Kiwoong Park·2024년 3월 13일

통계

7.1 Probability Concepts

Probability

It is relative frequency (상대적 빈도, P(A=true)

Conditional Probability

보통 더 관심이 많은 것은 어떤 주어진 상황, 새로운 사건이 일어났을 때 어떤 다른 사건이 일어날 확률임
P(A=true|B=true)
- Out of all the outcomes in which B is true, how many also have A equal to true

7.2 Probability Theorems

Law of Total Probability
- a.k.a "summing out" or marginalization
- $P(a)=\sum_{b}P(a,b) =\sum_{b}P(a|b)p(b)$
- When B is any random variable
Joint distribution contains the information we need to compute any

Computing with Probabilities: Chain Rule of Factorization

P(a,b,c, ...z) = P(a|b,c, ..., z)P(b,c,...z)
Repeatedly applying this idea, we can write
- P(a,b,c, ...z) = P(a|b,c, ...z)P(b|c, ...z)...P(z)

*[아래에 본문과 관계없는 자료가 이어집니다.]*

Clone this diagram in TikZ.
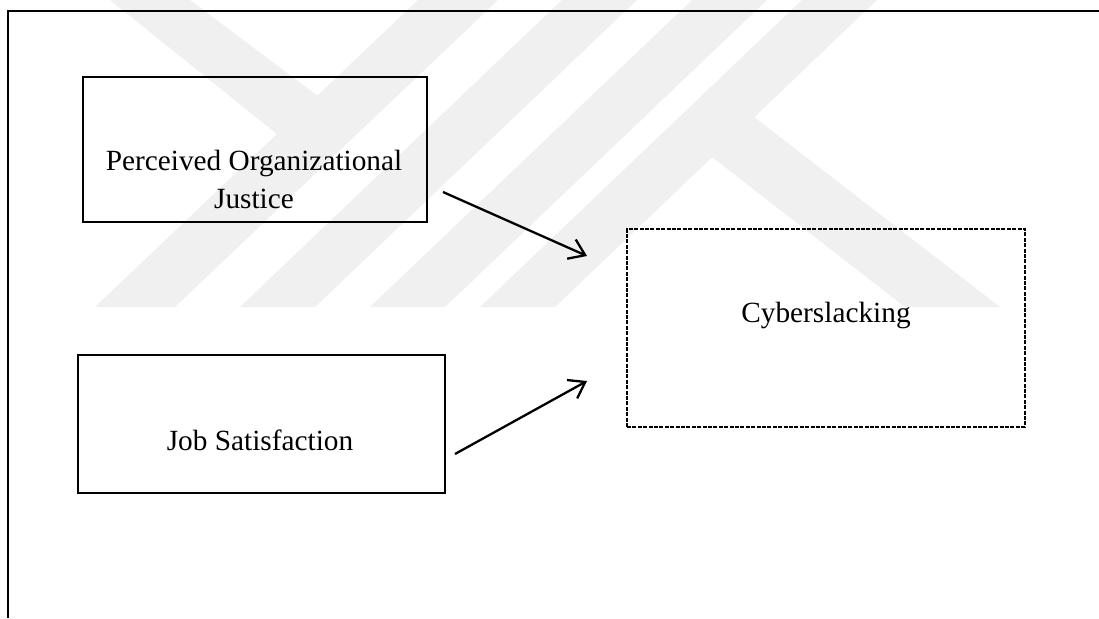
\documentclass[tikz,border=0pt]{standalone}
\usepackage{fontspec}
\setmainfont{Liberation Serif}
\usetikzlibrary{arrows.meta,calc}
\begin{document}
\begin{tikzpicture}[x=1pt,y=-1pt,
  box/.style={draw=black, line width=2.2pt, rectangle, inner sep=0pt, outer sep=0pt},
  dbox/.style={draw=black, line width=1.4pt, dash pattern=on 4pt off 1.4pt, rectangle, inner sep=0pt, outer sep=0pt},
  lbl/.style={font=\fontsize{29.3}{36}\selectfont, inner sep=0pt, anchor=base},
  arr/.style={line width=2.3pt, -{Straight Barb[length=15pt,width=21pt,line width=2.3pt]}},
  wm/.style={fill=black!6, draw=none}]
\useasboundingbox (0,0) rectangle (1099,618);
\fill[white] (0,0) rectangle (1099,618);
% faint watermark bands
\fill[wm] (95,307) -- (175,307) -- (498,0) -- (418,0) -- cycle;
\fill[wm] (110,0) -- (190,0) -- (319,97) -- (277,134) -- cycle;
\fill[wm] (240,307) -- (315,307) -- (637,0) -- (562,0) -- cycle;
\fill[wm] (370,307) -- (445,307) -- (767,0) -- (692,0) -- cycle;
\fill[wm] (480,307) -- (555,307) -- (877,0) -- (802,0) -- cycle;
\fill[wm] (712,157) -- (754,117) -- (1000,307) -- (905,307) -- cycle;
% frame
\draw[line width=2.4pt] (8,618) -- (8,11) -- (1099,11);
% boxes
\node[box, minimum width=344pt, minimum height=145pt] (poj) at (255,149.5) {};
\node[box, minimum width=367pt, minimum height=138pt] (job) at (261.5,424) {};
\node[dbox, minimum width=398pt, minimum height=198pt] (cyb) at (826,328) {};
% labels
\node[lbl] (pojA) at (254,170) {Perceived Organizational};
\node[lbl] (pojB) at (254,208) {Justice};
\node[lbl] (jobt) at (260,450) {Job Satisfaction};
\node[lbl] (cybt) at (826,322) {Cyberslacking};
% arrows
\draw[arr] ($(poj.south east)+(16,-30)$) -- ($(cyb.north west)+(-40,27)$);
\draw[arr] ($(job.east)+(10,30)$) -- ($(cyb.south west)+(-40,-46)$);
\end{tikzpicture}
\end{document}
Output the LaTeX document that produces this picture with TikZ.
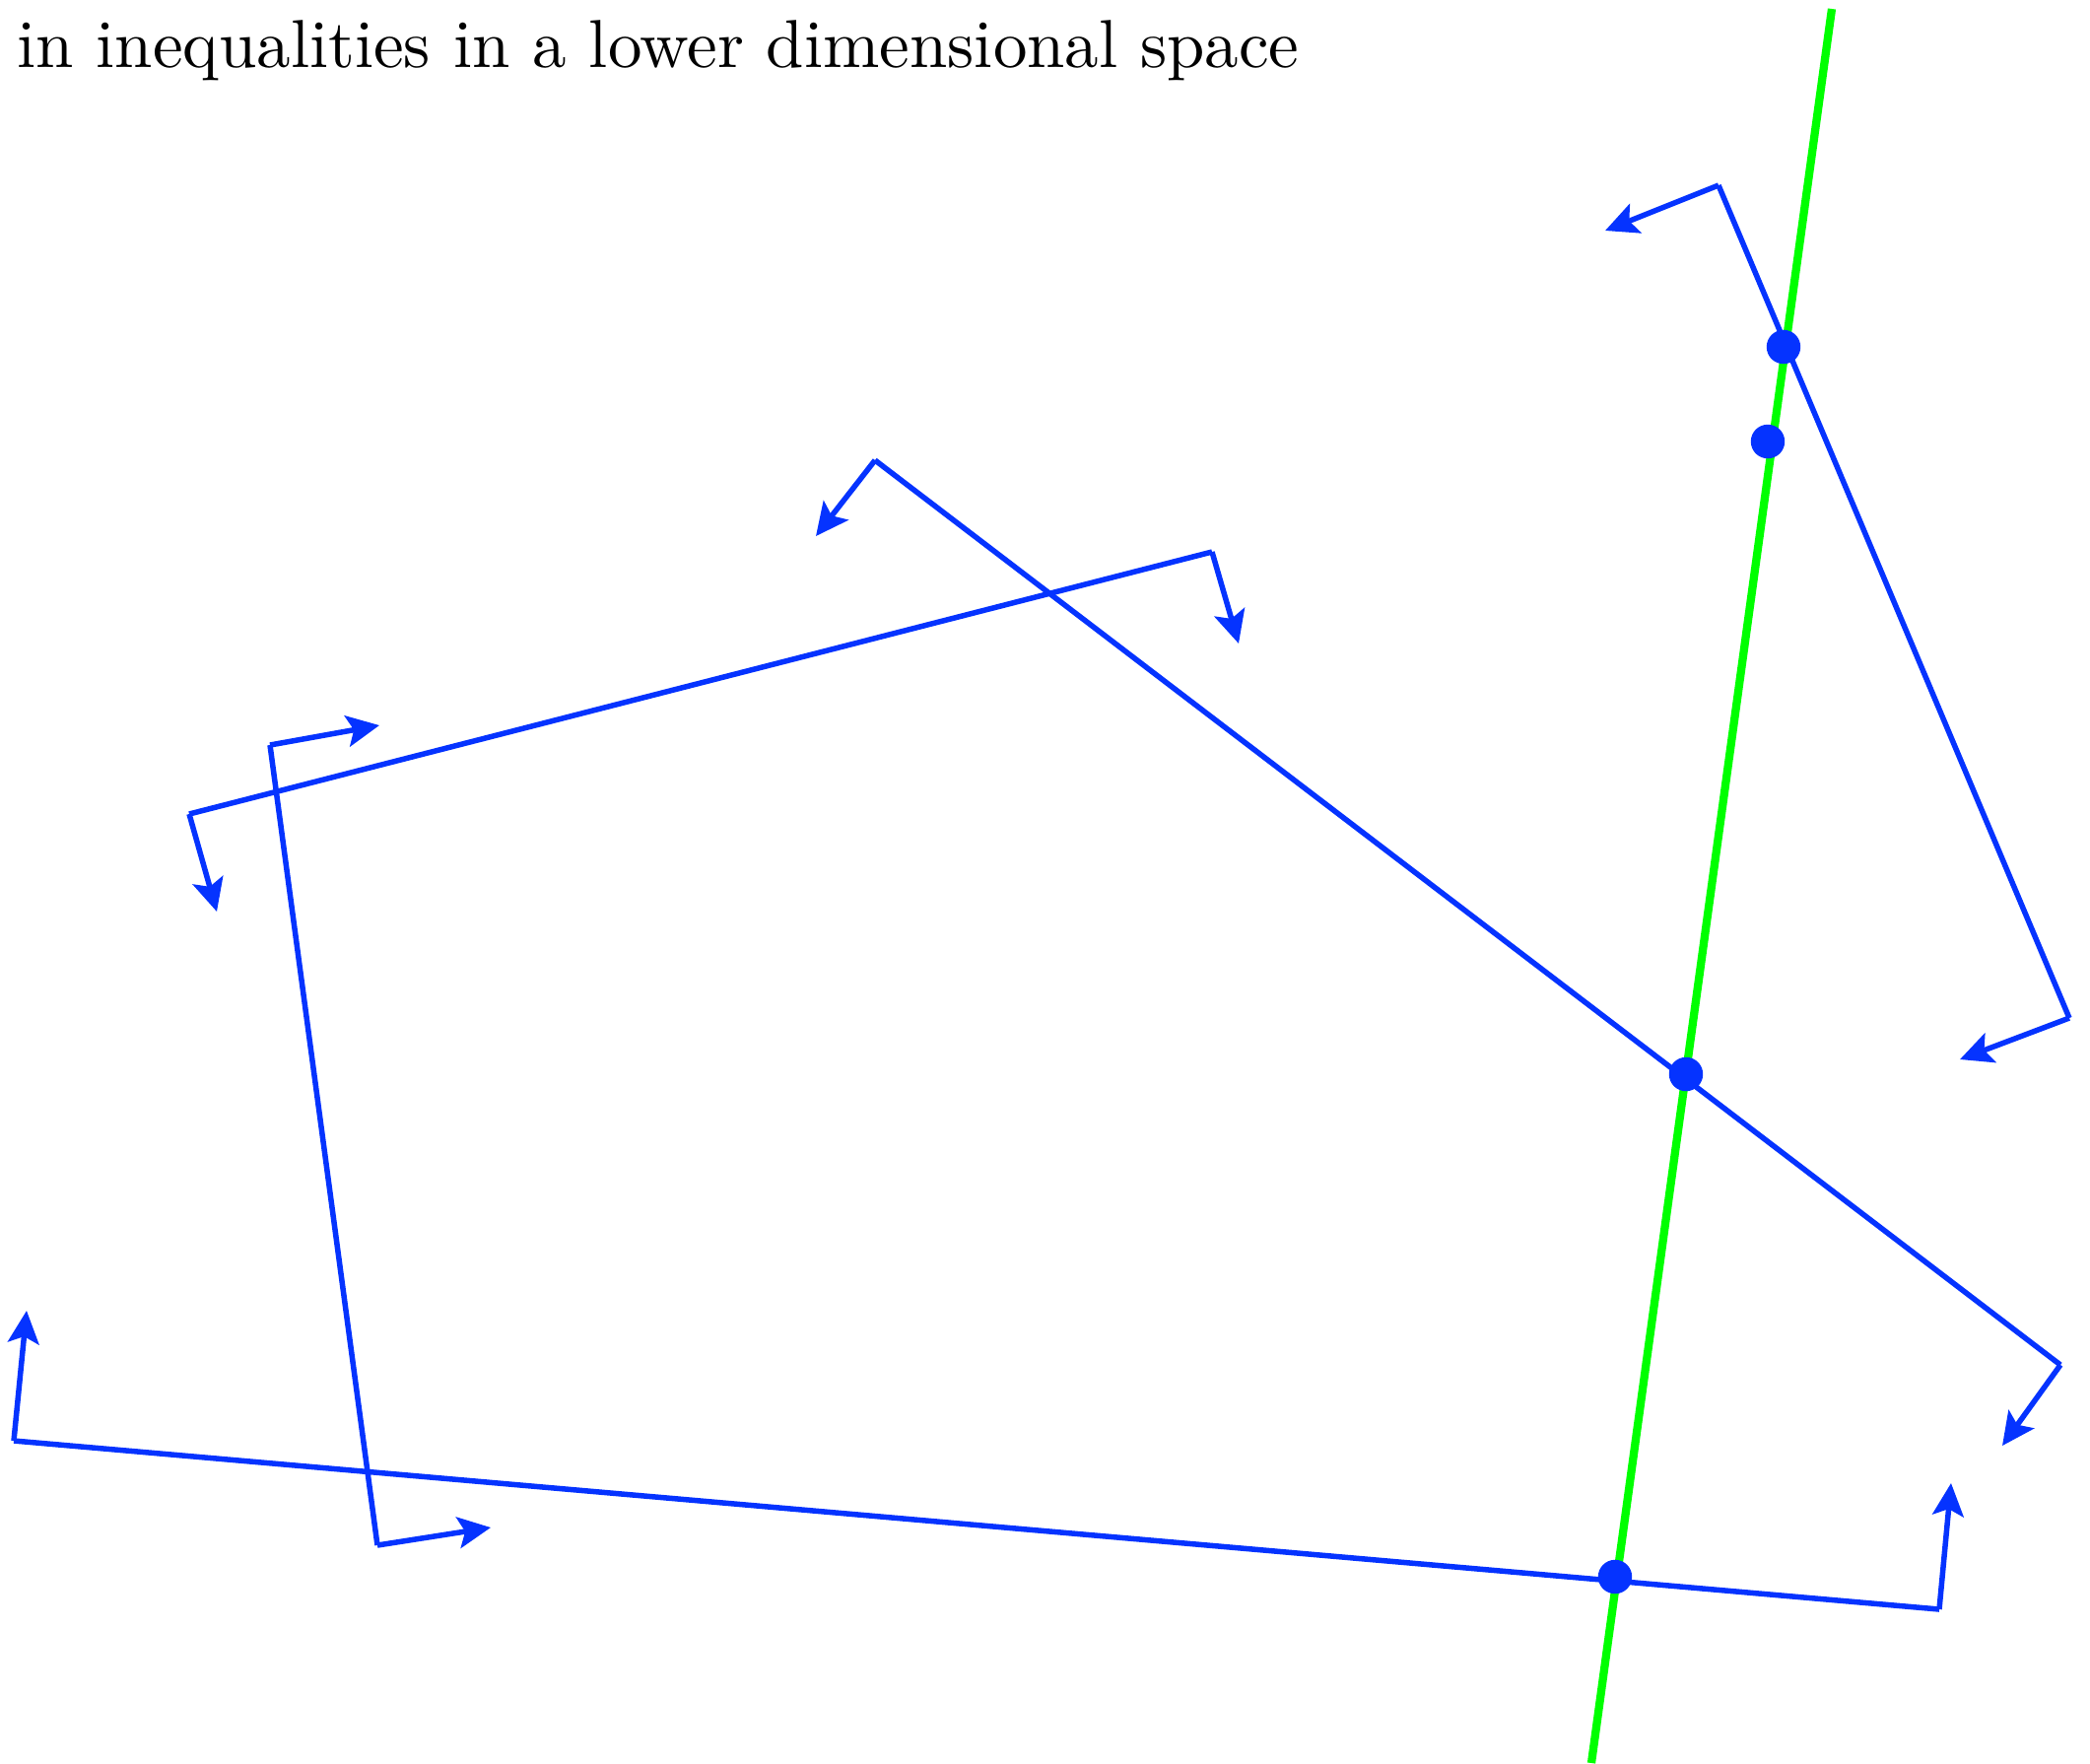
\documentclass[tikz,border=0pt]{standalone}
\usetikzlibrary{arrows.meta}
\definecolor{hblue}{RGB}{5,51,255}
\definecolor{hgreen}{RGB}{0,255,0}
\begin{document}
\begin{tikzpicture}[x=0.1451pt,y=-0.1451pt,
  half/.style={hblue, line width=0.8pt},
  normalarrow/.style={hblue, line width=0.8pt, -{Stealth[length=4.8pt,width=4.6pt,inset=1pt]}},
  hdot/.style={circle, fill=hblue, inner sep=0pt, minimum size=5pt},
  gline/.style={hgreen, line width=1.2pt}]
\useasboundingbox (0,0) rectangle (2121,1789);
\node[anchor=base west, inner sep=0pt] (title) at (16,68) {in inequalities in a lower dimensional space};
% half-space boundaries
\coordinate (a1) at (1744,188);  \coordinate (b1) at (2100,1033);
\coordinate (na1) at (1629,234); \coordinate (nb1) at (1989,1075);
\coordinate (a2) at (888,467);   \coordinate (b2) at (2091,1385);
\coordinate (na2) at (828,544);  \coordinate (nb2) at (2032,1467);
\coordinate (a3) at (192,826);   \coordinate (b3) at (1230,560);
\coordinate (na3) at (220,925);  \coordinate (nb3) at (1257,653);
\coordinate (a4) at (274,756);   \coordinate (b4) at (383,1568);
\coordinate (na4) at (385,736);  \coordinate (nb4) at (498,1550);
\coordinate (a5) at (14,1462);   \coordinate (b5) at (1968,1633);
\coordinate (na5) at (27,1330);  \coordinate (nb5) at (1980,1505);
\foreach \i in {1,...,5}{
  \draw[half] (a\i) -- (b\i);
  \draw[normalarrow] (a\i) -- (na\i);
  \draw[normalarrow] (b\i) -- (nb\i);
}
% green line
\coordinate (g1) at (1859,9);
\coordinate (g2) at (1615,1789);
\draw[gline] (g1) -- (g2);
% points
\node[hdot] (p1) at (1810,352) {};
\node[hdot] (p2) at (1794,448) {};
\node[hdot] (p3) at (1711,1090) {};
\node[hdot] (p4) at (1639,1600) {};
\end{tikzpicture}
\end{document}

Joint Probability Distribution

Joint probabilities can be between any number of variables
- P(Int=true, Effort=true, GPA=true)
P(I=true)=sum of P(I,E,G) in rows with Int=true

Independence

Variables A and B are independent if any of the following hold:
- P(A|B) = P(A)
  - P(A,B) = P(A)P(B)
  - P(B|A) = P(B)

Conditional vs. Marginal Independence

Marginal independence
- P(A|B) > P(A)
- This is not marginally independent!
  - X and Y are independent if and only if P(X)=P(X|Y)
Conditional independence
- P(A|B,C) = P(A|C)
- C가 주어진 상황에서는 B와 A는 독립적인 경우

7.3 Interpretation of Bayesian Network

Detour: Naive Bayes Classifier

Bayesian Network

A graphical notation of
- Random variables
- Conditional independence
- To obtain a compact representation of the full joint distributions
Syntax
- A acyclic(싸이클X) and directed graph(방향성O)
- A set of nodes
  - A random variable
  - A conditional distribution given its parents
  - $P(X_1|Parents(X_1))$
- A set of links
  - Direct influence from the parent to the child

Interpretation of Bayesian Network

Topology of network encodes conditional independence assertions
- Often from the domain experts
- What is related to what and how
  - Weather // Cavity $\rarr$ Toothache, Cavity $\rarr$ Stench
Interpretation
- Weather is independent of the other variables
- Toothache and Stench are conditionally independent given Cavity
  (이가 아플 확률이 구취가 나는 확률과 연관이 있을 수 있으나, 충치가 없다고 했을 때 이가 아플 확률가 구취가 나는 확률은 연관이 없다)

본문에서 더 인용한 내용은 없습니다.